There are times in my life that I have felt stripped of any identity other than the pain of the brokenness that I have carried. When all of the darkness in my heart has created the feeling of emotional exile from even those closest to me. It's at those times of deep heartache that the posture of my heart mimics that of the leper in this Gospel. I see myself falling to my knees in front of Jesus, my self sufficiency utterly spent and my heart completely opened and surrendered to Him. In humility, I utter words begging Jesus similar to the leper. "If you wish....you can heal my heart." "If you wish ... you can heal my family." "If you wish ... you can take this cross from me."

I always long to hear Jesus speak the same words he said to the leper, "I do will it." Sometimes Jesus' answer to my prayers filled with deep longing are answered quickly with the outcome I had hoped for.

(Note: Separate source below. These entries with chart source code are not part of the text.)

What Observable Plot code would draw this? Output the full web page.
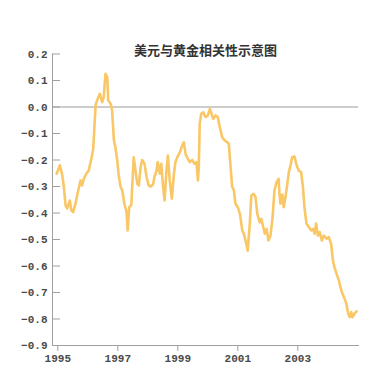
<!DOCTYPE html>
<html>
<head>
<meta charset="utf-8">
<script src="https://cdn.jsdelivr.net/npm/d3@7"></script>
<script src="https://cdn.jsdelivr.net/npm/@observablehq/plot@0.6"></script>
<style>
  html, body { margin: 0; padding: 0; background: #ffffff; }
  #chart { position: relative; width: 387px; height: 375px; }
</style>
</head>
<body>
<div id="chart"></div>
<script>
const title = "美元与黄金相关性示意图";
const xTicks = [1995, 1997, 1999, 2001, 2003];
const yTicks = [0.2, 0.1, 0.0, -0.1, -0.2, -0.3, -0.4, -0.5, -0.6, -0.7, -0.8, -0.9];
const xDomain = [1994.823, 2005.023];
const yDomain = [-0.9, 0.2];

// decimal year
const years = [
  1994.96, 1995.07, 1995.15, 1995.20, 1995.26, 1995.31, 1995.40, 1995.45, 1995.51, 1995.59,
  1995.67, 1995.76, 1995.81, 1995.87, 1995.96, 1996.03, 1996.11, 1996.18, 1996.22, 1996.26,
  1996.31, 1996.40, 1996.48, 1996.53, 1996.59, 1996.65, 1996.68, 1996.76, 1996.81, 1996.87,
  1996.92, 1996.98, 1997.03, 1997.09, 1997.15, 1997.22, 1997.29, 1997.33, 1997.38, 1997.45,
  1997.48, 1997.53, 1997.59, 1997.65, 1997.70, 1997.76, 1997.81, 1997.89, 1997.96, 1998.03,
  1998.11, 1998.18, 1998.22, 1998.29, 1998.33, 1998.40, 1998.45, 1998.50, 1998.56, 1998.62,
  1998.67, 1998.73, 1998.80, 1998.87, 1998.92, 1998.98, 1999.07, 1999.15, 1999.20, 1999.26,
  1999.31, 1999.40, 1999.48, 1999.56, 1999.62, 1999.67, 1999.70, 1999.73, 1999.78, 1999.85,
  1999.92, 2000.00, 2000.07, 2000.18, 2000.26, 2000.33, 2000.40, 2000.48, 2000.56, 2000.65,
  2000.70, 2000.76, 2000.81, 2000.87, 2000.92, 2001.00, 2001.07, 2001.15, 2001.20, 2001.26,
  2001.33, 2001.40, 2001.45, 2001.53, 2001.59, 2001.65, 2001.73, 2001.78, 2001.85, 2001.90,
  2001.96, 2002.02, 2002.09, 2002.16, 2002.22, 2002.29, 2002.36, 2002.39, 2002.42, 2002.48,
  2002.53, 2002.59, 2002.65, 2002.70, 2002.76, 2002.81, 2002.89, 2002.96, 2003.03, 2003.11,
  2003.17, 2003.22, 2003.29, 2003.37, 2003.45, 2003.51, 2003.56, 2003.61, 2003.67, 2003.73,
  2003.80, 2003.87, 2003.96, 2004.03, 2004.11, 2004.17, 2004.22, 2004.29, 2004.37, 2004.42,
  2004.49, 2004.56, 2004.62, 2004.68, 2004.73, 2004.78, 2004.82, 2004.89, 2004.96
];
// correlation
const corr = [
  -0.252, -0.220, -0.258, -0.300, -0.372, -0.383, -0.353, -0.390, -0.397, -0.365,
  -0.320, -0.277, -0.296, -0.270, -0.250, -0.240, -0.200, -0.158, -0.076, 0.006,
  0.025, 0.050, 0.018, 0.037, 0.125, 0.112, 0.025, 0.012, -0.013, -0.126,
  -0.152, -0.200, -0.258, -0.300, -0.315, -0.365, -0.397, -0.466, -0.378, -0.370,
  -0.300, -0.190, -0.240, -0.290, -0.296, -0.227, -0.200, -0.214, -0.265, -0.296,
  -0.300, -0.290, -0.265, -0.240, -0.208, -0.252, -0.214, -0.290, -0.353, -0.240,
  -0.183, -0.277, -0.346, -0.252, -0.208, -0.190, -0.170, -0.145, -0.133, -0.177,
  -0.190, -0.208, -0.200, -0.214, -0.208, -0.277, -0.227, -0.063, -0.026, -0.020,
  -0.038, -0.032, -0.007, -0.045, -0.032, -0.038, -0.076, -0.114, -0.126, -0.133,
  -0.139, -0.227, -0.300, -0.315, -0.365, -0.378, -0.403, -0.466, -0.478, -0.504,
  -0.542, -0.440, -0.334, -0.328, -0.340, -0.403, -0.435, -0.422, -0.454, -0.478,
  -0.460, -0.504, -0.485, -0.416, -0.315, -0.284, -0.271, -0.330, -0.365, -0.330,
  -0.378, -0.340, -0.290, -0.246, -0.220, -0.190, -0.187, -0.220, -0.240, -0.246,
  -0.300, -0.378, -0.440, -0.454, -0.466, -0.460, -0.478, -0.440, -0.485, -0.472,
  -0.504, -0.485, -0.497, -0.491, -0.516, -0.579, -0.604, -0.629, -0.655, -0.680,
  -0.705, -0.724, -0.743, -0.780, -0.793, -0.774, -0.793, -0.780, -0.771
];

const data = years.map((t, i) => ({t, v: corr[i]}));
const axisColor = "#a0a0a0";
const textColor = "#4a4a4a";

const chart = Plot.plot({
  width: 387,
  height: 375,
  marginLeft: 52,
  marginRight: 29,
  marginTop: 53.5,
  marginBottom: 30,
  style: {fontFamily: "'Liberation Mono', monospace", fontSize: "11px", fontWeight: "bold", color: textColor, background: "transparent"},
  x: {domain: xDomain},
  y: {domain: yDomain},
  marks: [
    Plot.ruleY([0], {stroke: "#9a9a9a", strokeWidth: 1}),
    Plot.line(data, {x: "t", y: "v", stroke: "#f9c766", strokeWidth: 2.6, strokeLinejoin: "round", curve: "linear"}),
    Plot.frame({anchor: "left", stroke: axisColor}),
    Plot.frame({anchor: "bottom", stroke: axisColor}),
    Plot.axisY(yTicks, {tickSize: 0, tickPadding: 5, tickFormat: d3.format(".1f"), label: null, fill: textColor}),
    Plot.axisY(yTicks, {tickSize: 8, dx: 8, fill: "none", stroke: axisColor, label: null}),
    Plot.axisX(xTicks, {tickSize: 6, tickPadding: 3, tickFormat: d => String(d), label: null, stroke: axisColor, fill: textColor}),
    Plot.text([title], {frameAnchor: "top", dy: -3, lineAnchor: "middle", fontSize: 13, fontWeight: "bold", fontFamily: "'Noto Sans CJK SC', sans-serif", fill: "#333"})
  ]
});
document.getElementById("chart").appendChild(chart);
</script>
</body>
</html>
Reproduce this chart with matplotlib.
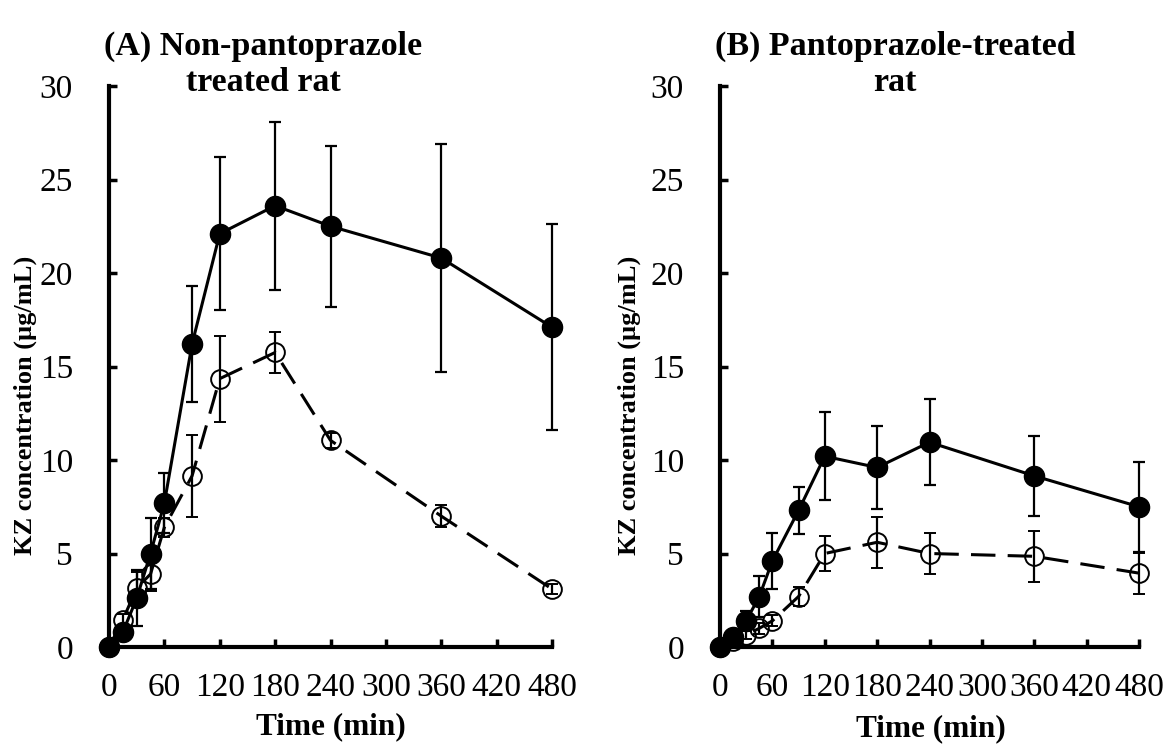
import matplotlib
matplotlib.use('Agg')
import matplotlib.pyplot as plt

plt.rcParams['font.family'] = 'Liberation Serif'

# sampling times (min)
time = [0, 15, 30, 45, 60, 90, 120, 180, 240, 360, 480]

# (A) non-pantoprazole treated rat
a_solid = [0, 0.8, 2.6, 5.0, 7.7, 16.2, 22.1, 23.6, 22.5, 20.8, 17.1]
a_solid_sd = [0, 0.3, 1.5, 1.9, 1.6, 3.1, 4.1, 4.5, 4.3, 6.1, 5.5]
a_open = [0, 1.45, 3.15, 3.9, 6.4, 9.15, 14.35, 15.75, 11.05, 7.0, 3.1]
a_open_sd = [0, 0.3, 0.85, 0.9, 0.5, 2.2, 2.3, 1.1, 0.4, 0.6, 0.25]

# (B) pantoprazole-treated rat
b_solid = [0, 0.55, 1.4, 2.7, 4.6, 7.3, 10.2, 9.6, 10.95, 9.15, 7.5]
b_solid_sd = [0, 0.2, 0.5, 1.1, 1.5, 1.25, 2.35, 2.2, 2.3, 2.15, 2.4]
b_open = [0, 0.3, 0.65, 1.0, 1.4, 2.7, 5.0, 5.6, 5.0, 4.85, 3.95]
b_open_sd = [0, 0.1, 0.2, 0.3, 0.3, 0.5, 0.95, 1.35, 1.1, 1.35, 1.1]

xticks = [0, 60, 120, 180, 240, 300, 360, 420, 480]
yticks = [0, 5, 10, 15, 20, 25, 30]

W, H = 1166, 744
fig = plt.figure(figsize=(W / 100, H / 100), dpi=100)


def panel(left, width, solid, solid_sd, opn, opn_sd):
    ax = fig.add_axes([left / W, (H - 647) / H, width / W, 561 / H])
    ax.errorbar(time, opn, yerr=opn_sd, color='black', linestyle=(0, (8, 4)),
                linewidth=2.2, marker='o', markersize=13.5, markerfacecolor='none',
                markeredgewidth=1.4, ecolor='black', elinewidth=1.6, capsize=4,
                capthick=1.6, clip_on=False, zorder=2)
    ax.errorbar(time, solid, yerr=solid_sd, color='black', linestyle='-',
                linewidth=2.2, marker='o', markersize=14.5, markerfacecolor='black',
                ecolor='black', elinewidth=1.6, capsize=4, capthick=1.6,
                clip_on=False, zorder=3)
    ax.set_xlim(0, 480)
    ax.set_ylim(0, 30)
    ax.set_xticks(xticks)
    ax.set_yticks(yticks)
    for s in ['top', 'right']:
        ax.spines[s].set_visible(False)
    for s in ['left', 'bottom']:
        ax.spines[s].set_linewidth(3)
    ax.tick_params(direction='in', length=6, width=2.5, labelsize=24)
    ax.tick_params(axis='y', pad=26)
    ax.tick_params(axis='x', pad=18)
    return ax


panel(109, 443, a_solid, a_solid_sd, a_open, a_open_sd)
panel(720, 419, b_solid, b_solid_sd, b_open, b_open_sd)

title_kw = dict(ha='center', va='top', fontsize=24.5, fontweight='bold', linespacing=1.2)
fig.text(263 / W, 1 - 31 / H, '(A) Non-pantoprazole\ntreated rat', **title_kw)
fig.text(895 / W, 1 - 31 / H, '(B) Pantoprazole-treated\nrat', **title_kw)

ylab_kw = dict(ha='center', va='center', fontsize=19, fontweight='bold')
fig.text(25 / W, 1 - 405 / H, 'KZ concentration (µg/mL)', rotation=90, **ylab_kw)
fig.text(629 / W, 1 - 405 / H, 'KZ concentration (µg/mL)', rotation=90, **ylab_kw)
xlab_kw = dict(ha='center', va='center', fontsize=22.5, fontweight='bold')
fig.text(331 / W, 1 - 727 / H, 'Time (min)', **xlab_kw)
fig.text(931 / W, 1 - 729 / H, 'Time (min)', **xlab_kw)

fig.savefig('out.png', dpi=100)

But even when His answer to me is "not yet", a prayerful interaction with Jesus brings the Grace to continue hoping and waiting on His timing. 

Is there something in your own life that makes you feel like the leper in this Gospel passage? Are you ready to kneel before Jesus and ask Him for relief from the burden you are carrying?

Jesus, please give us the grace to lay our hearts before you. Please hear and tend to our deepest longings and heaviest burdens to give us the peace beyond all understanding. Thank you for your merciful love. Amen.